Ramón Fonst Segundo (August 31, 1883 - September 9, 1959) was a Cuban fencer who competed in the early 20th century. He was one of the greatest world fencers, individual and by team; he was born and died in Havana. He became the first non-European and the only Hispanic American to win an Olympic fencing title.

Although Fonst was born in Cuba, he spent most of his youth in France, where he received his fencing education, and aged just 16 years old he entered the 1900 Summer Olympics which were being held in Paris. He entered the Men's épée event, which put him up against another 101 fencers from 10 other countries, in his first round group he came out top against the five fencers from France, so advanced into the next round, in the next round and again in a group of six fencers Fonst only managed to finish in third place but was still good enough to advance to the semi-finals, and again he would finish third in the group and so qualifying for the final.
In the final, Fonst was up against seven French and one Argentine fencer, and against the odds (and the judges) Fonst won four of his six matches to win the gold medal and so became the first Cuban and first Latin American medalist on the Olympic stage.

A few days later after his gold medal, Fonst competed in the Men's amateurs-masters épée which put the top four amateurs with the top four professionals at the Games, Fonst managed to win six of his seven contests and won the silver medal, his only defeat was against the French professional Albert Ayat who went on to win the gold medal.

Four years later, Fonst was in St. Louis, Missouri, competing at the 1904 Summer Olympics, and within two days he won three gold medals, retained his Olympic title in the Men's épée, added the Men's foil title and under the Mixed team banner won the Men's team foil event with fellow Cuban Manuel Díaz and American Albertson Van Zo Post.

Cuba didn't compete in the Summer Olympics again until 1924, which was again held in Paris, France. Now aged 40, Fonst again competed in the Men's épée but this time only managed to reach the semi-final.

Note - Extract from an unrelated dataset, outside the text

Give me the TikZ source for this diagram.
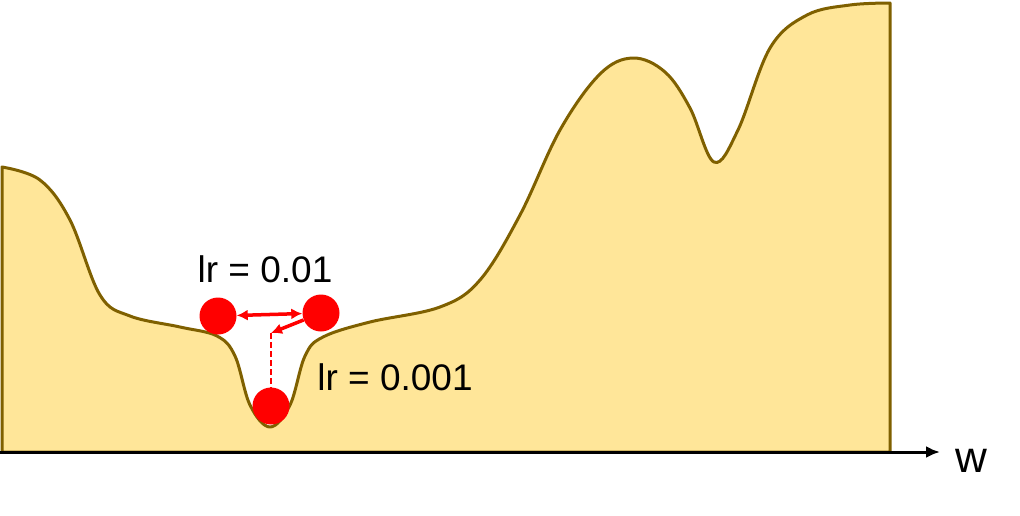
\documentclass[tikz,border=0pt]{standalone}
\usepackage{fontspec}
\setmainfont{Liberation Sans}
\usetikzlibrary{arrows.meta,positioning}
\definecolor{lsfill}{RGB}{255,230,153}
\definecolor{lsedge}{RGB}{127,96,0}
\definecolor{lsball}{RGB}{255,0,0}
\tikzset{
  land/.style={fill=lsfill, draw=lsedge, line width=3pt, line join=round},
  ball/.style={circle, fill=lsball, minimum size=37pt, inner sep=0pt},
  arr/.style={-{Latex[length=11pt,width=11pt]}, draw=lsball, line width=3.5pt},
  darr/.style={{Latex[length=11pt,width=11pt]}-{Latex[length=11pt,width=11pt]}, draw=lsball, line width=3.5pt},
  guide/.style={draw=lsball, line width=2pt, dash pattern=on 6pt off 3pt},
  axis/.style={-{Latex[length=14pt,width=12pt]}, line width=3pt},
  lbl/.style={font=\fontsize{37}{44}\selectfont, anchor=base, inner sep=0pt}
}
\begin{document}
\begin{tikzpicture}[x=1pt,y=-1pt]
  \useasboundingbox (0,0) rectangle (1020,515);
  % loss landscape
  \draw[land] (2,452) -- plot[smooth, tension=0.6] coordinates {
    (2,167) (40,180) (70,220) (100,295) (130,316) (180,327) (217,336)
    (235,356) (250,405) (270,427) (290,405) (305,356) (323,337) (370,322)
    (440,307) (480,280) (520,215) (560,130) (600,74) (633,58) (665,72)
    (690,108) (714,162) (738,130) (770,48) (807,15) (850,5) (890,3)}
    -- (890,452) -- cycle;
  % axis
  \coordinate (o) at (0,452);
  \coordinate (wend) at (940,452);
  \draw[axis] (o) -- (wend);
  \node[font=\fontsize{44}{50}\selectfont, anchor=base, inner sep=0pt] (w) at (971,472) {w};
  % balls
  \node[ball] (b1) at (218,316) {};
  \node[ball] (b2) at (321,313) {};
  \node[ball] (b3) at (271,406) {};
  \coordinate (turn) at (271,333);
  \draw[darr] (b1) -- (b2);
  \draw[arr] (b2) -- (turn);
  \draw[guide] (turn) -- (b3);
  % labels
  \node[lbl] (lrhi) at (265,282) {lr = 0.01};
  \node[lbl] (lrlo) at (395,390) {lr = 0.001};
\end{tikzpicture}
\end{document}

He also competed in the Men's team épée but they were knocked out of the competition in the quarter-finals.

Fonst also competed at three Central American and Caribbean Games in 1926, 1930 and 1938 and won six more gold medals.

He fenced often with George Worth, who later became an American Olympic medalist fencer, during Worth's two years in Cuba after fleeing Hungary at the outset of World War II.

After his career as an active sportsmen Fonst became president of the National Olympic Committee for Cuba, as well as an adviser for the Department of Physical Education and Sports, which he served until he died from a diabetic coma in 1959, aged 76 years old.